GM strike

Michael Eisenscher meisenscher at igc.apc.org
Fri Jun 26 16:58:18 PDT 1998


They manage to sustain a worthless army of managers, not to mention grossly over-compensated executives at all levels. Why question only the viability of those at the bottom of the ladder? If GM can pay millions in salary, stock options, retirement plans, golden handshakes, and all the other perks of exploitation, what's the matter with a wire harness assembler earning enough to raise a family with a modicum of comfort.

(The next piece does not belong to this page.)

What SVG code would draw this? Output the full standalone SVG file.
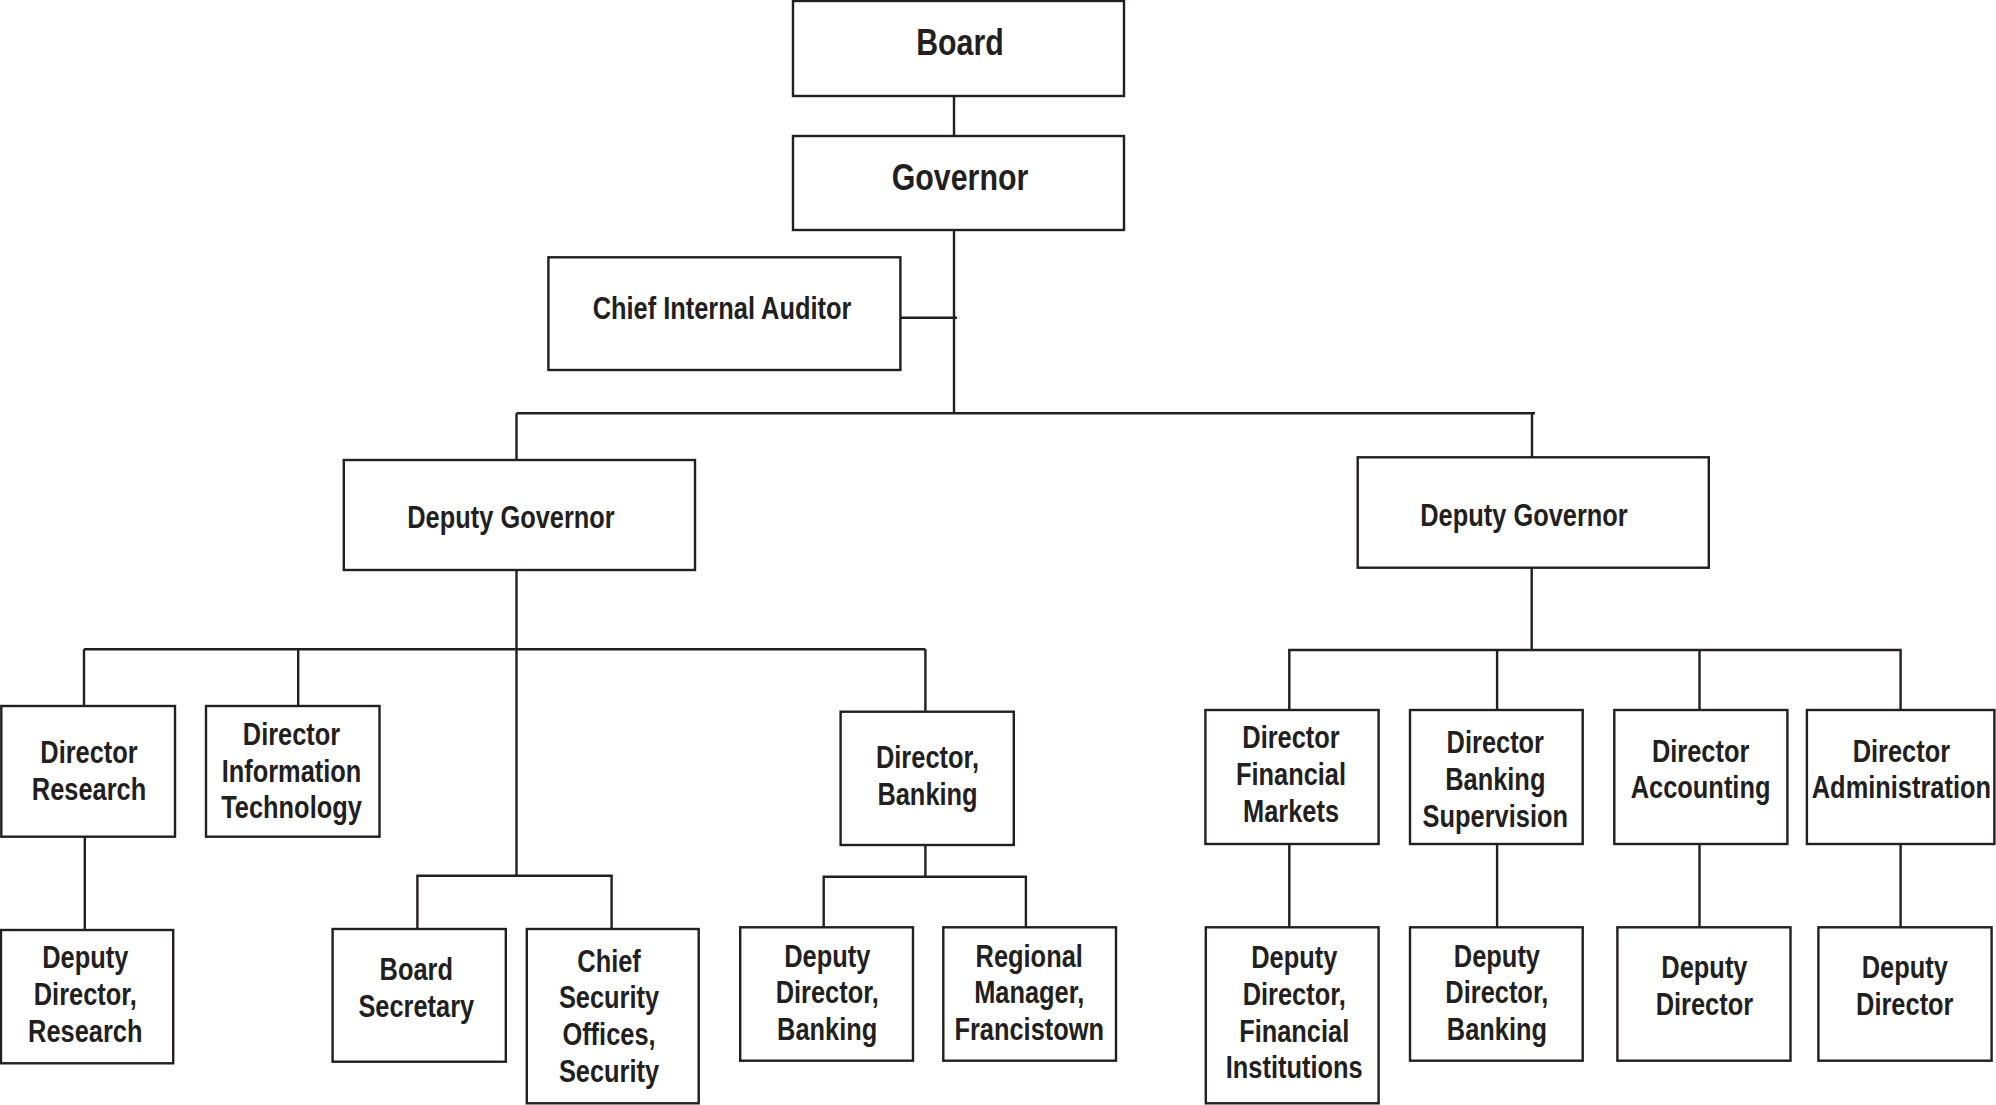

Besides $44 is total compensation, probably including payroll taxes and employer share of SS. No one bothered to ask the "Wall Street analyst" what s/he earned and what value s/he created in return for that compensation!

At 01:57 PM 6/26/98 -0400, Doug Henwood wrote: [SNIP]

if you can find equally productive
>workers in Mexico who are paid in a week what some U.S. and Canadian
>workers earn in an hour or two - well, you don't need an MBA to figure that
>one out. Sustaining those $44/hr jobs would require taking on capitalism
>itself, and I don't see the UAW about to do that.
>
>Doug

When won't they be able to find another worker somewhere in the world they can hire to work for less? Once you accept their logic, you buy into the never-ending cycle of playing worker and worker, whether across borders, union v. non-union, right-to-work states v. non-RTW (for less) states, native-born v. immigrants, men v. women, old v. young, even one UAW local against another within the same company. The only significant difference is at what pace you will run the 'race to the bottom.'

To another message Doug responded:

The unsustainability is this: if U.S. labor costs $44/hr (or $30 even, to please Nathan), and Mexican labor costs $1/hr (or even $3/hr), at the very least, GM will run down its plants in the U.S. until they're worn out and hire no new U.S. workers. The UAW can strike to slow down the process, but unless they're willing to challenge managerial and stockholder power, they're not going to stop, much less reverse, it.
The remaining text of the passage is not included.